Re: mooretrees journal

Post by classical_Liberal »

There's no better part of life than getting excited about some type of big change. I know the schoolie has been on your mind for awhile, so taking these first steps must be REALLY exciting. Congrats!

mooretrees
Posts: 273
Joined: Sun Jan 27, 2019 1:21 pm

Re: mooretrees journal

Post by mooretrees »

I have lightly looked for one to try out @peanut, it would be fun to have a full weekend, good beta as some say. I'm not worried though, we have a three bedroom, two bath house right now. But, we all sleep in one bed, and only occasionally go into the basement to do laundry. We mainly hang in our living room especially now that the wood stove is cranking. So, we're paying for more space than we need by a long shot.

Frankly, I'm sick of cleaning the three rooms we live in, sick of paying the mortgage, sick of living the middle class dream, sick of laundry and especially sick of being tired from early morning wake-ups and 10 hours of mostly being bored at work. I think the middle class 'dream' is bullshit, and having been raised that way, I'm doing all I can to raise a super weird nature loving kid who knows how to start a fire, build some stuff from scrap and is suspicious of the consumerist lifestyle. So, if that means home schooling in a skoolie, well, there we go!

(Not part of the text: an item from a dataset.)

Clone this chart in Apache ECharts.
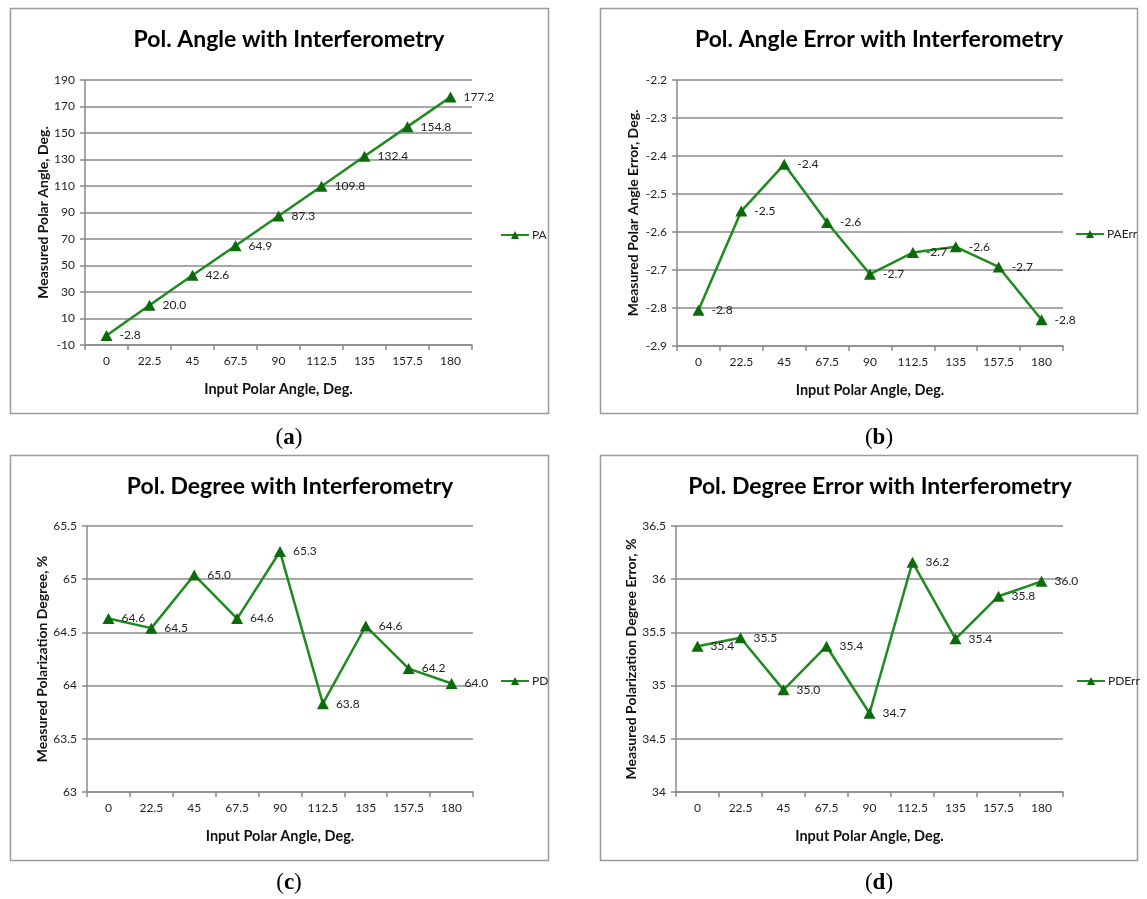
<!DOCTYPE html>
<html>
<head>
<meta charset="utf-8">
<script src="https://cdn.jsdelivr.net/npm/echarts@6/dist/echarts.min.js"></script>
<style>
html,body{margin:0;padding:0;background:#fff;}
#main{width:1147px;height:899px;}
</style>
</head>
<body>
<div id="main"></div>
<script>
// input polar angle categories (shared by all 4 panels)
var xCats = ['0','22.5','45','67.5','90','112.5','135','157.5','180'];
// (a) measured polar angle
var paValues = [-2.8, 20.0, 42.6, 64.9, 87.3, 109.8, 132.4, 154.8, 177.2];
// (b) polar angle error
var paErrValues = [-2.806, -2.545, -2.422, -2.575, -2.711, -2.654, -2.639, -2.692, -2.831];
// (c) polarization degree
var pdValues = [64.63, 64.54, 65.04, 64.63, 65.26, 63.83, 64.56, 64.16, 64.02];
// (d) polarization degree error
var pdErrValues = [35.37, 35.45, 34.96, 35.37, 34.74, 36.16, 35.44, 35.84, 35.98];

// y tick values of each panel
var paTicks = [-10, 10, 30, 50, 70, 90, 110, 130, 150, 170, 190];
var paErrTicks = [-2.9, -2.8, -2.7, -2.6, -2.5, -2.4, -2.3, -2.2];
var pdTicks = [63, 63.5, 64, 64.5, 65, 65.5];
var pdErrTicks = [34, 34.5, 35, 35.5, 36, 36.5];

var titles = ['Pol. Angle with Interferometry','Pol. Angle Error with Interferometry',
              'Pol. Degree with Interferometry','Pol. Degree Error with Interferometry'];
var yNames = ['Measured Polar Angle, Deg.','Measured Polar Angle Error, Deg.',
              'Measured Polarization Degree, %','Measured Polarization Degree Error, %'];
var seriesNames = ['PA','PAErr','PD','PDErr'];
var captions = ['a','b','c','d'];

var seriesData = [paValues, paErrValues, pdValues, pdErrValues];
var yTicks = [paTicks, paErrTicks, pdTicks, pdErrTicks];

// layout of each panel
var panels = [
	{box:[10,8,538,405], grid:[85,80,387,265], titleX:289, titleY:40, legend:[495,224], cap:[289,438], yGap:34},
	{box:[600,8,537,405], grid:[677,80,386,266], titleX:879, titleY:40, legend:[1070,223], cap:[879,438], yGap:37},
	{box:[10,455,538,405], grid:[87,526,386,266], titleX:290, titleY:487, legend:[495,670], cap:[289,883], yGap:38},
	{box:[600,455,537,405], grid:[676,526,387,266], titleX:880, titleY:487, legend:[1071,670], cap:[879,883], yGap:37}
];

var FONT = 'Lato, "Open Sans", sans-serif';
var lineColor = '#1f8a1f';
var markColor = '#0b6b0b';
var gridColor = '#8a8a8a';

var grids = [], xAxes = [], yAxes = [], series = [], legends = [], graphics = [];

for(var i=0;i<4;i++){
	var p = panels[i];
	var ticks = yTicks[i];
	graphics.push({
		type:'rect',
		shape:{x:p.box[0]+0.5, y:p.box[1]+0.5, width:p.box[2], height:p.box[3]},
		style:{fill:'none', stroke:'#9a9a9a', lineWidth:1.5}
	});
	graphics.push({
		type:'text',
		x:p.titleX, y:p.titleY,
		style:{text:titles[i], fill:'#000', font:'bold 23px ' + FONT, textAlign:'center', textVerticalAlign:'middle'}
	});
	graphics.push({
		type:'text',
		x:p.cap[0], y:p.cap[1],
		style:{
			text:'{p|(}{b|' + captions[i] + '}{p|)}',
			textAlign:'center', textVerticalAlign:'middle',
			rich:{
				p:{fontFamily:'"Liberation Serif", serif', fontSize:23, fill:'#000'},
				b:{fontFamily:'"Liberation Serif", serif', fontSize:23, fontWeight:'bold', fill:'#000'}
			}
		}
	});
	grids.push({left:p.grid[0], top:p.grid[1], width:p.grid[2], height:p.grid[3]});
	xAxes.push({
		type:'category',
		gridIndex:i,
		data:xCats,
		boundaryGap:true,
		name:'Input Polar Angle, Deg.',
		nameLocation:'middle',
		nameGap:37,
		nameTextStyle:{fontFamily:FONT, fontWeight:'bold', fontSize:14.5, color:'#111'},
		axisLine:{onZero:false, lineStyle:{color:gridColor, width:1.5}},
		axisTick:{show:true, length:5, lineStyle:{color:gridColor, width:1.5}},
		axisLabel:{fontFamily:FONT, fontSize:12, color:'#222', margin:10}
	});
	yAxes.push({
		type:'value',
		gridIndex:i,
		min:ticks[0],
		max:ticks[ticks.length-1],
		name:yNames[i],
		nameLocation:'middle',
		nameGap:p.yGap,
		nameTextStyle:{fontFamily:FONT, fontWeight:'bold', fontSize:14, color:'#111'},
		axisLine:{show:true, onZero:false, lineStyle:{color:gridColor, width:1.5}},
		axisTick:{show:true, length:5, customValues:ticks, lineStyle:{color:gridColor, width:1.5}},
		splitLine:{show:true, lineStyle:{color:gridColor, width:1.5}},
		axisLabel:{fontFamily:FONT, fontSize:12, color:'#222', margin:10, customValues:ticks,
			formatter:function(v){ return +v.toFixed(2) + ''; }}
	});
	series.push({
		name:seriesNames[i],
		type:'line',
		xAxisIndex:i,
		yAxisIndex:i,
		data:seriesData[i],
		symbol:'triangle',
		symbolSize:[12,11],
		lineStyle:{color:lineColor, width:2.5},
		itemStyle:{color:markColor},
		label:{
			show:true,
			position:'right',
			distance:7,
			fontFamily:FONT,
			fontSize:12,
			color:'#222',
			formatter:function(prm){ return prm.value.toFixed(1); }
		},
		animation:false
	});
	legends.push({
		data:[seriesNames[i]],
		left:p.legend[0],
		top:p.legend[1],
		itemWidth:28,
		itemHeight:10,
		itemGap:4,
		textStyle:{fontFamily:FONT, fontSize:12, color:'#222', padding:[0,0,0,-2]}
	});
}

var chart = echarts.init(document.getElementById('main'));
chart.setOption({
	backgroundColor:'#fff',
	animation:false,
	grid:grids,
	xAxis:xAxes,
	yAxis:yAxes,
	legend:legends,
	series:series,
	graphic:graphics
});
</script>
</body>
</html>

I think perhaps I'm responding too strongly to peanut's comment, but in a way I'm also getting ready to deal with this concern over and over again as we go forward. If there is one think I've learned from the short years I've been a parent, is that I know my kid. He wants (at this point) to be around us, to run around and to feed the dogs cheese. I'm willing to make a mistake and move into the skoolie, but the last thing I'm worried about is being in a small space with a child.